The pipeline also will create headaches for East and West Coast refiners, which serve the most heavily populated parts of the United States and consume a combined 4.1 million barrels of crude daily. They will have to rely more on foreign imports.

The pipeline, currently under construction, will connect western North Dakota to the Energy Transfer Crude Oil Pipeline Project (ETCOP) in Patoka, Illinois. From there, it will connect to the Nederland and Port Arthur, Texas, area, where refiners including Valero Energy, Total and Motiva Enterprises operate some of the largest U.S. refining facilities.
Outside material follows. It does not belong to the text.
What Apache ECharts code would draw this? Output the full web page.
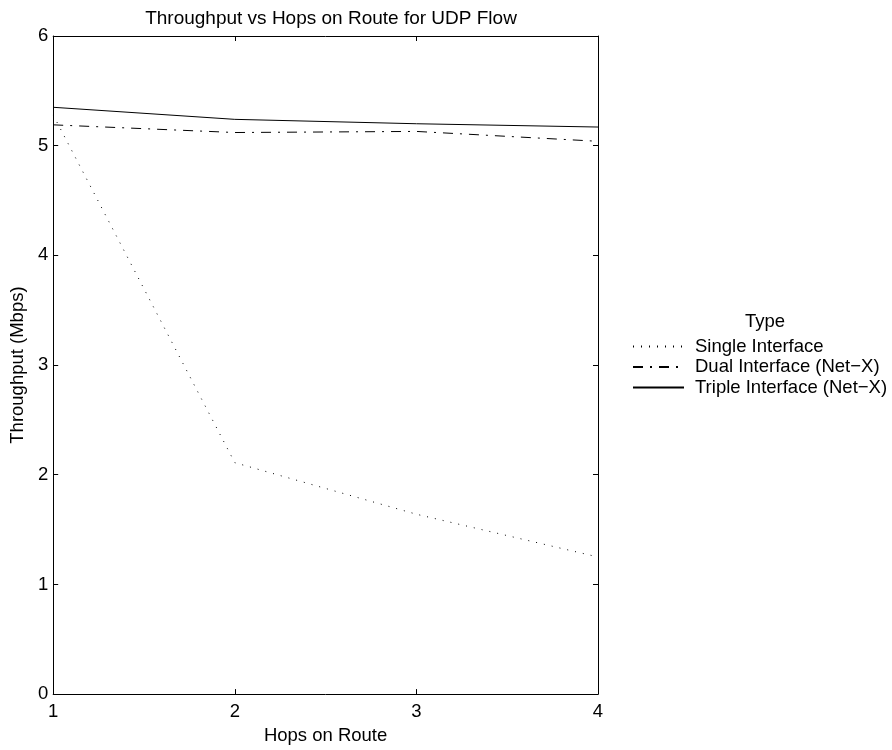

“That’s a better and cheaper path than going out West and down through the Rockies,” said Bernadette Johnson, managing partner at Ponderosa Advisors LLC, an energy advisory based in Denver.

CHEAPER THAN RAIL

Moving crude by pipeline is generally cheaper than using railcars. The flagging U.S. crude-by-rail industry already is moving only half as much oil as it did two years ago: volumes peaked at 944,000 bpd in October 2014, but were around just 400,000 bpd in May, according to the U.S. Energy Department.

Rail transport has become less economical for East and West Coast refiners when compared with importing Brent crude, the foreign benchmark, because declining supply out of North Dakota made that grade of oil less affordable.

“If you look at the Brent to Bakken arb, it’s tight,” said Afolabi Ogunnaike, a senior refining analyst at Wood Mackenzie in Houston. “If you look at the spot rate, it’s uneconomical to move crude by rail right now.”

Ponderosa Advisors estimated that the start-up of the pipeline could reroute an additional 150,000 to 200,000 bpd currently carried by rail to the U.S. East Coast and Gulf Coast.

Crude imports into the East Coast are now on the rise, averaging 788,000 bpd this year, with nearly 960,000 bpd in July, the highest level in three years, according to Thomson Reuters data.

On the West Coast, refiners like Shell, Tesoro and BP may have to commit to some railed volumes for longer because of shipping constraints, although it will largely depend on rail economics. They also face declining output from California and Alaska.

Tesoro’s top executive Gregory Goff told analysts and investors last week he expects rail costs to drop as much as 40 percent from the current $9-to-$10 barrel cost to compete with pipelines, in order to move Bakken to its Anacortes, Washington, refinery.

CHANGING TIDES

Rail companies have been trying to adapt. CSX Corp, which runs a network of lines in the eastern part of the country, said it was evaluating potential impacts of the pipeline. BNSF Railway declined to discuss future freight movements, but said that at its peak, it transported as many as 12 trains daily filled with crude, primarily from the Bakken. Today, it is moving less than half of that.

In a recent earnings call, midstream player Crestwood Equity Partners said it was working to capitalize on the pipeline and not be dependent on loading crude barrels onto trains. That includes building an interconnection to its 160,000 barrel-per-day COLT crude rail facility in North Dakota.

As refiners bring in more barrels from overseas, Brent’s premium over U.S. crude will eventually widen. On Thursday, December Brent futures settled at a 97-cent premium to U.S. crude, one of its widest premiums this year.

Separately, Bakken crude, a light barrel, could rise further due to the additional competition, especially as production is still falling. Bakken differentials hit a six-month low earlier this week of $2.65 a barrel below WTI, according to Reuters data, but rose to a $1.80 a barrel discount by Thursday.